Model Monitoring
Chariot captures runtime metrics for Inference Servers including latency, system utilization, errors, and throughput. To view them, navigate to the Models page and select the Monitor tab.

The top of the Monitor tab shows the number of running instances and a time range selector. Historical data availability depends on your deployment but is generally up to 60 days.
Metrics are organized into five collapsible sections. Select any section header to expand or collapse it.
Data Drift
When drift detection is enabled, drift results appear in this section. See Drift Detection for details.
If drift detection is not enabled, a message is displayed.

Request Latency
Request latency is captured in a histogram and displayed as aggregate statistics over the selected time range. Empty intervals indicate periods with no inference requests.
| Metric | Description |
|---|---|
| Average | Total processing time divided by number of inferences |
| Median (P50) | 50% of requests completed at or below this time |
| P90 | 90% of requests completed at or below this time |
| P95 | 95% of requests completed at or below this time |
| P99 | 99% of requests completed at or below this time |
Use these values together to assess whether your model meets latency requirements across typical and worst-case requests.

System Utilization
The System Utilization section shows resource usage for the Inference Server:
| Metric | Description |
|---|---|
| GPU Utilization | Percentage of time that the GPU's compute cores (streaming multiprocessors [SMs]) were actively executing work during the sampling window.
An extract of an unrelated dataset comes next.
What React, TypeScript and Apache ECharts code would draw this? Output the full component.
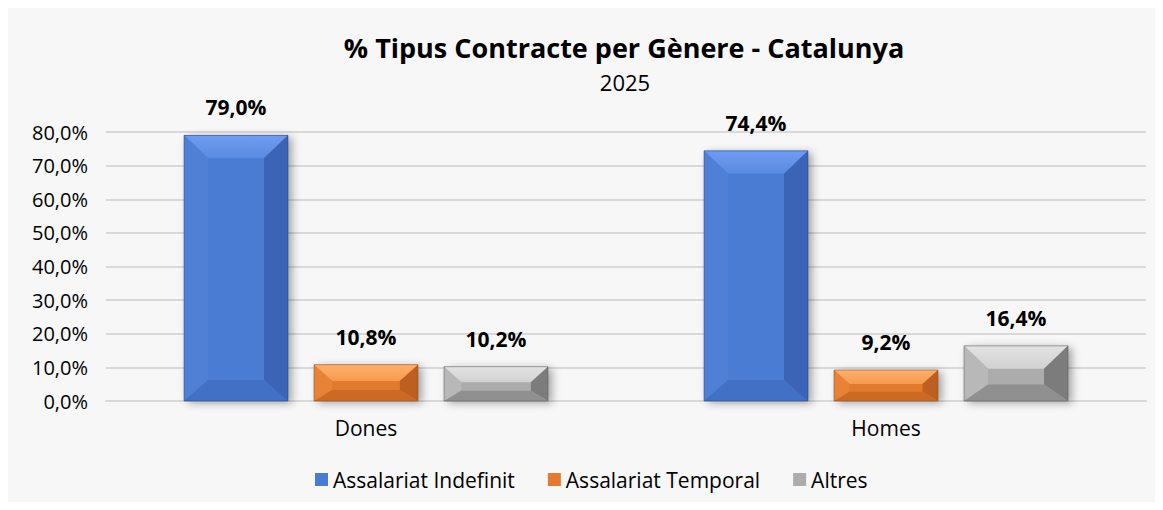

Reflects the fraction of time at least one task was running on the GPU and is more representative of sustained activity than instantaneous GPU utilization. Based on DCGM_FI_PROF_SM_ACTIVE. Empty for CPU-only models. |
| VRAM | GPU memory usage. Empty for CPU-only models. |
| CPU | Processor utilization across all cores. |
| RAM | System memory usage. |
If utilization is consistently at the maximum, consider allocating more resources. If utilization is very low, consider reducing allocated resources.


On some installations, Chariot may not have permission to capture system utilization. In those cases, these values will always be blank.
Response Status Codes
Each inference request returns an HTTP status code, grouped into four buckets:
| Code range | Meaning |
|---|---|
| 2xx | Success |
| 3xx | Redirection (rare for Inference Servers) |
| 4xx | Bad request (invalid data, authorization errors) |
| 5xx | Server error (including rate limiting) |
The top of the Response Status Codes section of the monitoring UI shows total counts per bucket for the selected time range, followed by a time-series graph.
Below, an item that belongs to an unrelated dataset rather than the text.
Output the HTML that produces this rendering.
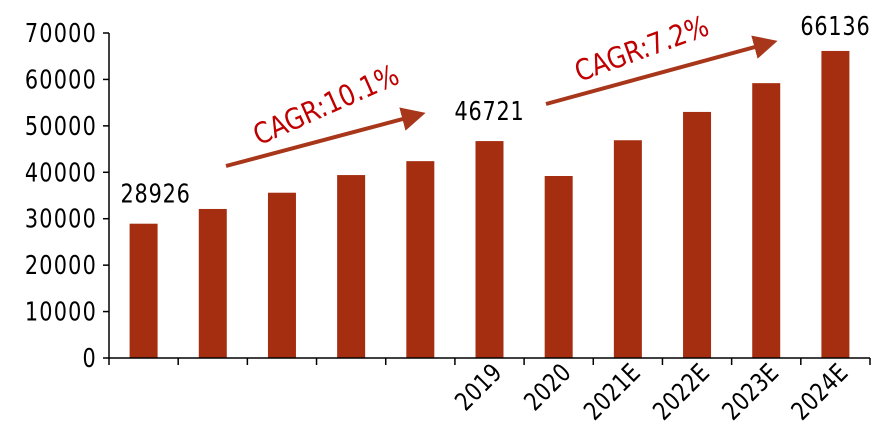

Status code counts are stored in histogram buckets chunked by time. Off-by-one discrepancies can occur near bucket or time boundaries. Adjusting the time range may help.
Queue and Throughput
The Queue and Throughput section shows three metrics:
| Metric | Description |
|---|---|
| Requests Per Minute | Rate of incoming requests; shown as current, average, and peak over the selected time range |
| Requests in Queue | Requests waiting to be forwarded to the Inference Server |
| Concurrent Requests | Requests currently being processed by the Inference Server |

Max Concurrent Requests
The Max Concurrent Requests Inference Server setting controls how many simultaneous requests Chariot forwards to each Inference Server instance. The queue is also per instance; each running instance maintains its own independent queue with a capacity of 10× the max concurrent requests value.
| Setting | Behavior (per instance) |
|---|---|
Unset or 0 | All requests are forwarded directly; no queue is used; concurrent requests may exceed 1 under load |
Positive value N | Up to N requests run concurrently; up to 10N requests are held in queue; excess requests receive an HTTP 503 error |
Incoming requests are load balanced across all running instances. This means that the total system capacity scales with the number of instances: With five instances and max concurrent requests set to 1, each instance holds up to 10 queued requests, giving the system a total capacity of 50 open requests at once.
Requests can remain in queue for up to 30 seconds before being rejected.
Example: With a single instance and max concurrent requests set to 2, Chariot allows two simultaneous requests and holds up to 20 in queue (10×). If 25 requests arrive at once and each takes one second to complete:
- Requests 1–2 are forwarded to the model immediately (concurrent slots full).
- Requests 3–22 are held in queue.
- Requests 23–25 arrive with both concurrent slots and the queue full, and receive an immediate HTTP 503 error.
As each request is completed, Chariot pulls the next one from the queue until it empties. Adding more instances would increase both the concurrent and queue capacity proportionally.
Interpreting the Metrics
Use Requests in Queue and Concurrent Requests, together with Requests Per Minute and latency, to assess whether your deployment is appropriately sized:
- High queue depth or frequent 503 errors indicate the need for more Inference Server instances.
- Consistently low utilization may indicate over-provisioning.